Embedding Semantic Taxonomies
Alyssa Lees | Chris Welty | Shubin Zhao | Jacek Korycki | Sara Mc Carthy
Proceedings of the 28th International Conference on Computational Linguistics

A common step in developing an understanding of a vertical domain, e.g. shopping, dining, movies, medicine, etc., is curating a taxonomy of categories specific to the domain. These human created artifacts have been the subject of research in embeddings that attempt to encode aspects of the partial ordering property of taxonomies.
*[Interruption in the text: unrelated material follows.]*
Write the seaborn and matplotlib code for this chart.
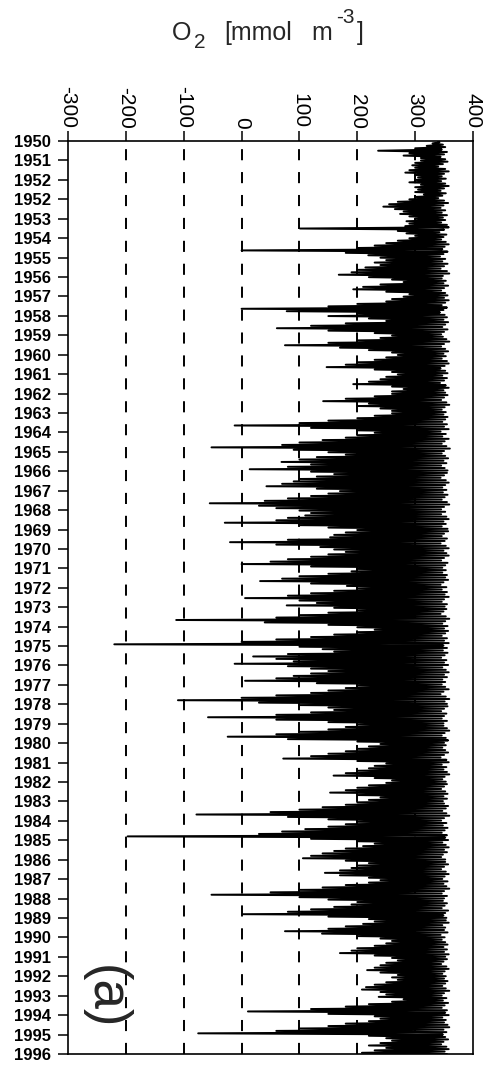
import numpy as np
import pandas as pd
import matplotlib
matplotlib.use("Agg")
import matplotlib.pyplot as plt
import seaborn as sns

# ---------------- data ----------------
year_labels = ['1950', '1951', '1952', '1952'] + [str(y) for y in range(1953, 1997)]
x_ticks = [-300, -200, -100, 0, 100, 200, 300, 400]
x_ticklabels = ['-300', '-200', '-100', '0', '100', '200', '300', '400']
grid_x = [-200, -100, 0, 100, 200, 300]

# lower excursions of O2 (8 per label interval)
o2_lows = [
    [340, 330, 320, 300, 236, 290, 280, 310],
    [310, 300, 295, 300, 290, 283, 300, 305],
    [300, 290, 310, 300, 305, 300, 315, 300],
    [290, 270, 255, 245, 265, 280, 274, 290],
    [300, 285, 290, 283, 101, 270, 285, 300],
    [290, 270, 250, 230, 200, 0, 180, 219],
    [240, 250, 230, 240, 214, 200, 190, 168],
    [220, 260, 280, 240, 210, 193, 250, 290],
    [280, 260, 250, 200, 150, 0, 78, 200],
    [150, 220, 250, 180, 120, 61, 150, 230],
    [260, 240, 200, 150, 75, 170, 220, 260],
    [270, 250, 230, 200, 180, 147, 230, 260],
    [270, 250, 240, 220, 193, 260, 280, 260],
    [260, 230, 180, 141, 220, 200, 240, 260],
    [260, 230, 200, 150, 100, -12, 120, 200],
    [230, 200, 180, 140, 100, 70, -52, 90],
    [150, 180, 130, 100, 69, 120, 80, 14],
    [120, 160, 130, 100, 90, 70, 43, 130],
    [170, 150, 120, 80, 40, -55, 30, 60],
    [100, 120, 110, 80, 60, -29, 100, 150],
    [200, 180, 160, 153, 80, -20, 60, 136],
    [160, 180, 150, 120, 80, 50, 0, 120],
    [200, 190, 150, 100, 70, 32, 120, 182],
    [200, 160, 120, 80, 6, 100, 130, 78],
    [160, 200, 150, 100, 60, -113, 40, 150],
    [200, 230, 200, 160, 120, 60, 0, -220],
    [100, 140, 160, 80, 20, 60, 90, -12],
    [80, 120, 150, 120, 90, 60, 6, 130],
    [200, 180, 150, 120, 60, 0, -110, 30],
    [100, 150, 160, 120, 60, -58, 60, 150],
    [200, 180, 150, 100, 60, -24, 80, 200],
    [240, 220, 200, 180, 150, 120, 72, 200],
    [250, 230, 220, 200, 180, 159, 230, 260],
    [250, 220, 200, 180, 153, 200, 240, 220],
    [200, 180, 140, 100, 50, -78, 80, 150],
    [200, 180, 150, 110, 70, 30, -197, 120],
    [200, 230, 210, 180, 160, 140, 120, 106],
    [180, 220, 200, 190, 170, 144, 170, 220],
    [240, 220, 180, 140, 100, 50, -52, 100],
    [150, 200, 190, 160, 120, 80, 2, 150],
    [220, 230, 210, 180, 150, 75, 139, 200],
    [240, 260, 250, 230, 200, 190, 170, 230],
    [260, 270, 250, 240, 230, 217, 240, 270],
    [260, 270, 250, 230, 215, 208, 240, 250],
    [237, 280, 260, 220, 180, 120, 11, 150],
    [230, 240, 220, 180, 150, 100, 60, -75],
    [220, 250, 260, 240, 220, 250, 230, 208],
]

# upper values of O2 (8 per label interval)
o2_highs = [
    [342, 348, 352, 346, 355, 350, 344, 352],
    [356, 348, 340, 352, 358, 350, 346, 353],
    [345, 352, 358, 350, 344, 353, 347, 340],
    [350, 357, 349, 344, 352, 346, 355, 348],
    [352, 345, 355, 358, 350, 342, 354, 349],
    [345, 353, 358, 351, 347, 356, 349, 343],
    [352, 347, 356, 350, 344, 355, 359, 348],
    [346, 353, 349, 357, 350, 345, 352, 356],
    [350, 358, 352, 346, 355, 349, 343, 351],
    [355, 349, 357, 352, 347, 356, 350, 345],
    [348, 354, 359, 350, 345, 352, 357, 349],
    [353, 346, 355, 358, 351, 344, 352, 356],
    [347, 355, 350, 343, 353, 358, 349, 352],
    [356, 350, 345, 354, 359, 351, 346, 353],
    [349, 356, 352, 347, 355, 350, 358, 344],
    [353, 347, 358, 351, 346, 354, 360, 350],
    [346, 352, 357, 349, 354, 345, 351, 356],
    [355, 350, 344, 353, 358, 352, 347, 354],
    [348, 356, 351, 346, 355, 359, 350, 345],
    [352, 345, 354, 358, 349, 353, 346, 356],
    [357, 350, 346, 355, 351, 344, 353, 358],
    [349, 354, 358, 350, 345, 356, 352, 347],
    [353, 347, 355, 352, 357, 349, 344, 354],
    [346, 355, 351, 358, 350, 346, 355, 351],
    [354, 349, 344, 353, 359, 352, 347, 356],
    [350, 357, 352, 346, 355, 350, 358, 349],
    [355, 348, 356, 351, 345, 354, 350, 357],
    [347, 353, 358, 350, 355, 347, 352, 346],
    [352, 358, 349, 344, 353, 359, 351, 355],
    [356, 350, 345, 354, 350, 346, 355, 349],
    [349, 355, 359, 351, 346, 353, 357, 350],
    [353, 347, 352, 357, 350, 344, 354, 358],
    [346, 354, 349, 355, 359, 351, 347, 353],
    [355, 350, 345, 352, 356, 349, 355, 348],
    [350, 357, 353, 347, 354, 359, 350, 345],
    [354, 348, 356, 351, 346, 355, 352, 357],
    [347, 353, 358, 350, 355, 348, 345, 352],
    [352, 357, 350, 345, 353, 358, 351, 347],
    [356, 349, 354, 359, 350, 346, 355, 350],
    [348, 355, 351, 346, 357, 352, 349, 354],
    [353, 358, 347, 352, 350, 356, 344, 351],
    [346, 352, 356, 349, 355, 350, 358, 352],
    [355, 349, 345, 354, 358, 351, 347, 353],
    [350, 356, 352, 347, 353, 359, 350, 346],
    [354, 348, 357, 351, 346, 355, 352, 358],
    [347, 353, 350, 356, 359, 349, 354, 348],
    [352, 357, 349, 345, 354, 358, 351, 355],
]

# ---------------- build the series ----------------
o2 = []
for lo_row, hi_row in zip(o2_lows, o2_highs):
    for lo, hi in zip(lo_row, hi_row):
        o2.append(lo)
        o2.append(hi)
o2 = np.array(o2, dtype=float)
time_idx = np.linspace(0, len(year_labels) - 1, len(o2))
df = pd.DataFrame({"O2": o2, "time": time_idx})

# ---------------- figure ----------------
sns.set_theme(style="white")
plt.rcParams['font.family'] = ['Liberation Sans', 'DejaVu Sans']
plt.rcParams['lines.scale_dashes'] = False

W, H = 488, 1070
fig = plt.figure(figsize=(W / 100, H / 100), dpi=100)
fig.patch.set_facecolor("white")
ax = fig.add_axes([68 / W, 1 - 1054 / H, (473 - 68) / W, (1054 - 141) / H])

for gx in grid_x:
    ax.axvline(gx, color="black", lw=1.4, dashes=(8, 8.5), zorder=1)

sns.lineplot(data=df, x="O2", y="time", orient="y", sort=False, estimator=None,
             color="black", lw=1.4, ax=ax, zorder=3)

ax.set_xlim(-300, 400)
ax.set_ylim(len(year_labels) - 1, 0)

ax.xaxis.tick_top()
ax.set_xticks(x_ticks)
ax.set_xticklabels(x_ticklabels, rotation=-90, fontsize=15)
ax.set_yticks(range(len(year_labels)))
ax.set_yticklabels(year_labels, fontsize=12, fontweight="bold")
ax.tick_params(axis="x", which="both", top=True, bottom=False, direction="out",
               length=7.5, width=1.1, pad=1.5, colors="black")
ax.tick_params(axis="y", which="both", left=True, direction="out",
               length=7.5, width=1.1, pad=5, colors="black")
ax.set_xlabel("")
ax.set_ylabel("")
for side in ["top", "bottom", "left", "right"]:
    ax.spines[side].set_color("black")
    ax.spines[side].set_linewidth(1.2)
    ax.spines[side].set_visible(True)

# title pieces: O 2 [mmol m -3 ]
fig.text(172 / W, 1 - 40 / H, "O", fontsize=18, ha="left", va="baseline")
fig.text(194 / W, 1 - 48 / H, "2", fontsize=15, ha="left", va="baseline")
fig.text(224 / W, 1 - 40 / H, "[mmol", fontsize=18, ha="left", va="baseline")
fig.text(311 / W, 1 - 40 / H, "m", fontsize=18, ha="left", va="baseline")
fig.text(336 / W, 1 - 23 / H, "-3", fontsize=15, ha="left", va="baseline")
fig.text(357 / W, 1 - 40 / H, "]", fontsize=18, ha="left", va="baseline")

# panel label
fig.text(105 / W, 1 - 997 / H, "(a)", fontsize=38, rotation=-90,
         ha="center", va="center")

fig.savefig("out.png", dpi=100, facecolor="white")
We compare Box Embeddings, a natural containment representation of category taxonomies, to partial-order embeddings and a baseline Bayes Net, in the context of representing the Medical Subject Headings (MeSH) taxonomy given a set of 300K PubMed articles with subject labels from MeSH. We deeply explore the experimental properties of training box embeddings, including preparation of the training data, sampling ratios and class balance, initialization strategies, and propose a fix to the original box objective. We then present first results in using these techniques for representing a bipartite learning problem (i.e. collaborative filtering) in the presence of taxonomic relations within each partition, inferring disease (anatomical) locations from their use as subject labels in journal articles. Our box model substantially outperforms all baselines for taxonomic reconstruction and bipartite relationship experiments. This performance improvement is observed both in overall accuracy and the weighted spread by true taxonomic depth.